Picking up where The Diana Chronicles left off, The Palace Papers reveals how the royal family reinvented itself after the traumatic years when Diana's blazing celebrity ripped through the House of Windsor like a comet. Brown takes readers on a tour de force journey through the scandals, love affairs, power plays, and betrayals that have buffeted the monarchy over the last 25 years. We see the Queen's stoic resolve after the passing of Princess Margaret, the Queen Mother, and Prince Philip, her partner for seven decades, and how she triumphs in her Jubilee years even as family troubles rage around her. Brown explores Prince Charles's determination to make Camilla Parker Bowles his wife, the tension between William and Harry on "different paths," the ascendance of Kate Middleton, the downfall of Prince Andrew, and Harry and Meghan's stunning decision to step back as senior royals.
Tina Brown, the writer making the comment in her new royal potboiler, is not, in that sense, nice ... The worst has always brought out the best in Ms.

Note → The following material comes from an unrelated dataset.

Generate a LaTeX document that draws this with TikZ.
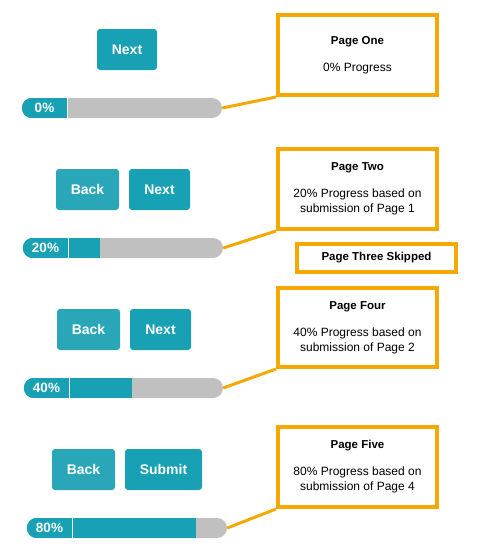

Brown, whose latest book, The Palace Papers: Inside the House of Windsor—the Truth and the Turmoil finds her eager as ever to rummage in the royal laundry basket ... The result of Ms. Brown’s research is a handsome volume—enriched by footnotes and telling photographs—that spans 25 years of a monarchy afflicted by recurring bouts of silliness and sleaze ... If some of the revelations are inevitably a little stale, all are richly seasoned. Indeed, when it comes to pithy asides, Ms. Brown can be positively Wildean ... Zingers crisscross these pages like tracer fire. And though there’s the occasional reckless phrase...most are strategically deployed to enliven a substantial narrative ... The Palace Papers is studded with...jewels. For, like her sovereign, Ms. Brown has always paid attention to detail and done her homework ... Thus armed with reams of solid information and frothy gossip, all expertly winnowed, she becomes the ideal tour guide: witty, opinionated and adept.
Well-sourced and exhaustively researched ... For this book she interviewed 120 sources, many intimately involved with senior royals, and her transatlantic perspective gives insight into the clash of Californian ambition with a thousand-year-old British institution ... Earlier in the book Brown revisits ground that feels like ancient history, but there are gems in there ... Brown does irreverent well. She’s like Camilla Long’s big sister...with the same knowing bitchiness and precision snobbery. Brown knows that the crumbs that fall from royal bird tables are intrinsically funny ... The writing is, er, colourful ... For the most part it’s an unashamed romp. Brown enjoys being subtly bitchy about Camilla and Kate Middleton, portraying them as endlessly patient, scheming women ... But Brown does serious too. She acknowledges the racism inherent in traditional royal attitudes ... The Palace Papers is clever, well-informed and disgustingly entertaining.
Brown thrashes her way through absolutely everything that has happened to the family since the end of the last book in 1997 — the good, the bad and, in the case of the 2012 Olympics, the downright boring. How fun a chapter is depends on how badly the royals are behaving, which makes anything before 2010 dull. In the absence of any serious meat, you simply have to lie back and let her heady mix of light gossip and turn of phrase wash over you ... Reading some of her more frothy sentences can feel almost alarming. At the first magazine she edited, Tatler, she invented a hyper-breathy kind of glossy writing in which it was essential to talk everything up ... Charles and Camilla are vividly brought to life in a series of well-researched stories and anecdotes ... It’s the details that really help you through the book’s arid patches. Sometimes it feels as if she is summarising every article that has been written about the family since 1997.